В нашей семье отношения были построены так, что все поколения жили вместе, и друзья были общими. С детства я сидел за столом с большими, и отец брал меня с собой в гости, я был включен в серьезные разговоры. И когда мои друзья приходили ко мне, мой отец с ними беседовал. Сначала я стеснялся этого, как всегда стесняются дети родителей. Но потом стал гордиться тем, что мой папа сидит с нами. Он расспрашивал моих друзей об их планах и – странное дело! – они подчас рассказывали моему отцу больше чем мне. И еще одна странность была в этих разговорах моих друзей с моим папой: отвечая отцу, мои друзья всегда хотели сказать о чем-то важном, признаться же в отсутствии больших планов не решился никто.
Однажды папа упрекнул меня в том, что я поздно пришел домой, он вообще беспокоился, если я задерживался. А я сказал, что допоздна гулял по городу с друзьями – беседовал! В моем ответе был вызов: я, мол, дискутирую с единомышленниками, мы обсуждаем проблемы жизни, мы спорим о насущных вопросах – а вот ты просто сидишь за письменным столом! Мол, что мне семья, если я занят проблемами общества!

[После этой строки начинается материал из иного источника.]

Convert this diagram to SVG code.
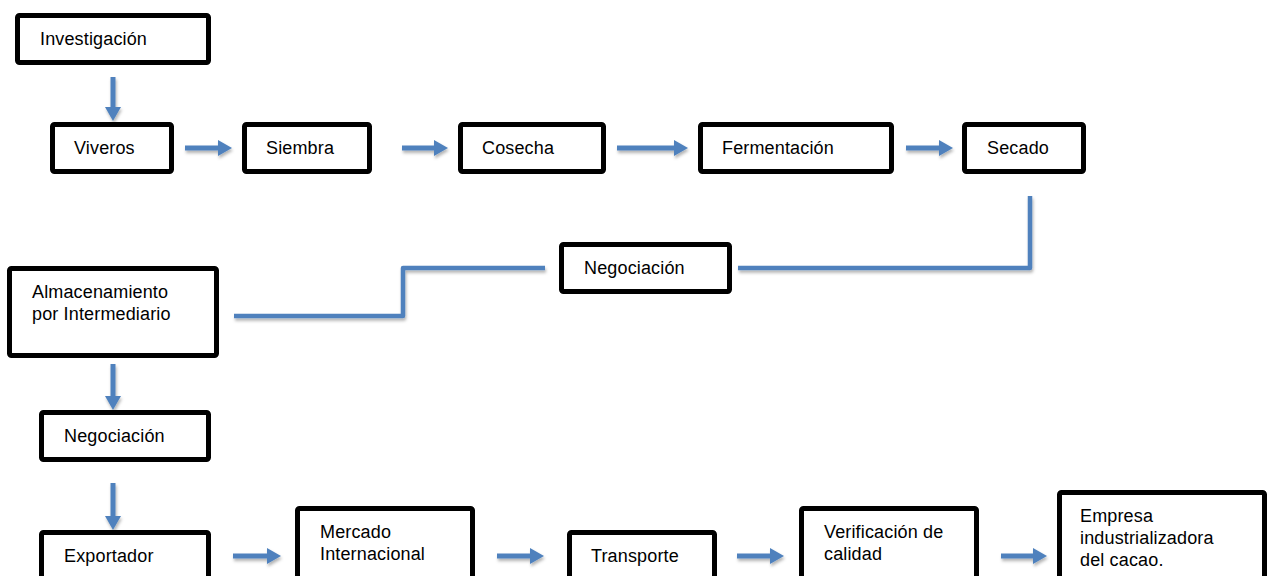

Отец услышал в моем голосе вызов и ответил так: «В твоем возрасте я тоже гулял по городу с друзьями. Как и вы сегодня, мы ходили до утра по ночной Москве – с Сашей Зиновьевым, Гришей Чухраем, Мерабом Мамардашвили, Юрой Левадой. Мы спорили о будущем, хотели изменить нашу жизнь. В нашей институтской компании мы обсуждали рецепты и возможности строительства справедливого общества. Мы спорили о том, насколько культура общества детерминирует социальное строительство. Мы спорили о возможности социализма: воплощена ли идея в нашей советской реальности – или же нет. Мы сомневались в том, можно ли использовать программу Маркса, придуманную исключительно для социума Западного мира, – в культурной традиции восточных деспотий. Мы искали точку приложения усилий. Я пошел после армии на философский факультет именно потому, что считал: нашу жизнь можно изменить только, если обладать знаниями основ, пониманием категорий бытия. И мы строили грандиозные планы, гуляя по Москве. Ты скажешь, что мы ничего не реализовали. Да, верно, в этом трагедия нашего поколения. Но многое реализовалось в личных судьбах. А о чем сегодня говорите вы? У вас есть планы? У вас есть программа? Какая?». И я не нашелся, что ответить.

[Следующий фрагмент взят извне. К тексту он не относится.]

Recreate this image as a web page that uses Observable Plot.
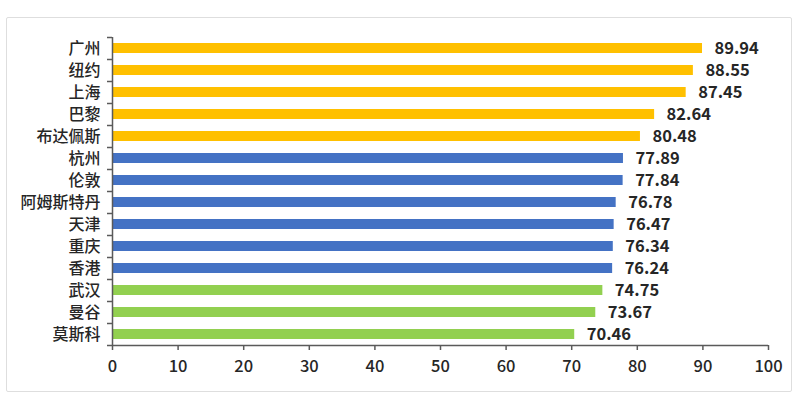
<!DOCTYPE html>
<html><head><meta charset="utf-8">
<script src="https://cdn.jsdelivr.net/npm/d3@7"></script>
<script src="https://cdn.jsdelivr.net/npm/@observablehq/plot@0.6"></script>
<style>
html,body{margin:0;padding:0;background:#fff;}
#wrap{position:relative;width:800px;height:404px;overflow:hidden;}
#box{position:absolute;left:6px;top:17px;width:786px;height:375px;border:1.5px solid #dedede;border-radius:2px;box-sizing:border-box;}
#chart{position:absolute;left:0;top:0;}
</style></head><body>
<div id="wrap"><div id="box"></div><div id="chart"></div></div>
<script>
const cities = ["广州","纽约","上海","巴黎","布达佩斯","杭州","伦敦","阿姆斯特丹","天津","重庆","香港","武汉","曼谷","莫斯科"];
const scores = [89.94,88.55,87.45,82.64,80.48,77.89,77.84,76.78,76.47,76.34,76.24,74.75,73.67,70.46];
const groups = ["high","high","high","high","high","mid","mid","mid","mid","mid","mid","low","low","low"];
const groupKeys = ["high","mid","low"];
const groupColors = ["#FFC000","#4472C4","#92D050"];
const xTicks = [0,10,20,30,40,50,60,70,80,90,100];

const data = cities.map((c,i)=>({city:c, score:scores[i], group:groups[i]}));
const axisColor = "#5a5a5a";
const font = "'Noto Sans CJK SC','Noto Sans',sans-serif";
const halfStep = 11;

const chart = Plot.plot({
  width: 800, height: 404,
  marginLeft: 112, marginRight: 32, marginTop: 37, marginBottom: 59,
  style: {fontFamily: font, fontSize: "16px", color: "#262626", background: "transparent"},
  x: {domain: [0,100], ticks: xTicks, label: null},
  y: {domain: cities, paddingInner: 0.55, paddingOuter: 0.275, label: null},
  color: {domain: groupKeys, range: groupColors},
  marks: [
    Plot.barX(data, {y: "city", x: "score", fill: "group"}),
    Plot.text(data, {y: "city", x: "score", text: d => d.score.toFixed(2), textAnchor: "start", dx: 12, fontWeight: "bold", fontSize: 16.5, fill: "#262626"}),
    Plot.ruleX([0], {stroke: axisColor, strokeWidth: 1.5}),
    Plot.ruleY(cities, {y: d => d, x1: 0, x2: 0, insetLeft: -5, dy: -halfStep, stroke: axisColor, strokeWidth: 1.5}),
    Plot.ruleY([cities[cities.length-1]], {y: d => d, x1: 0, x2: 100, insetLeft: -5, dy: halfStep, stroke: axisColor, strokeWidth: 1.5}),
    Plot.axisX({ticks: xTicks, tickSize: 5, tickPadding: 10, stroke: axisColor, strokeWidth: 1.5, fill: "#262626", fontSize: 16.5, fontWeight: 500, label: null, anchor: "bottom"}),
    Plot.axisY({tickSize: 0, tickPadding: 12, fontSize: 16, fontWeight: 500, fill: "#262626", label: null})
  ]
});
document.getElementById("chart").appendChild(chart);
</script>
</body></html>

Мои сверстники хотели бунта, но непонятно какого и во имя чего, мы хотели настоящего искусства, а как это артикулировать – не понимали. И самое обидное, наши протесты подкреплялись оглушительным невежеством. Помню, я спросил у модного арт-критика, каковы его убеждения, и критик ответил пылко: «Плюрализм!». Убеждений, собственно, не было – было яркое желание иметь некие убеждения, но таковых не появлялось по простой причине: убеждения появляются лишь от знаний, а в отсутствие знаний место убеждений занимает идеология.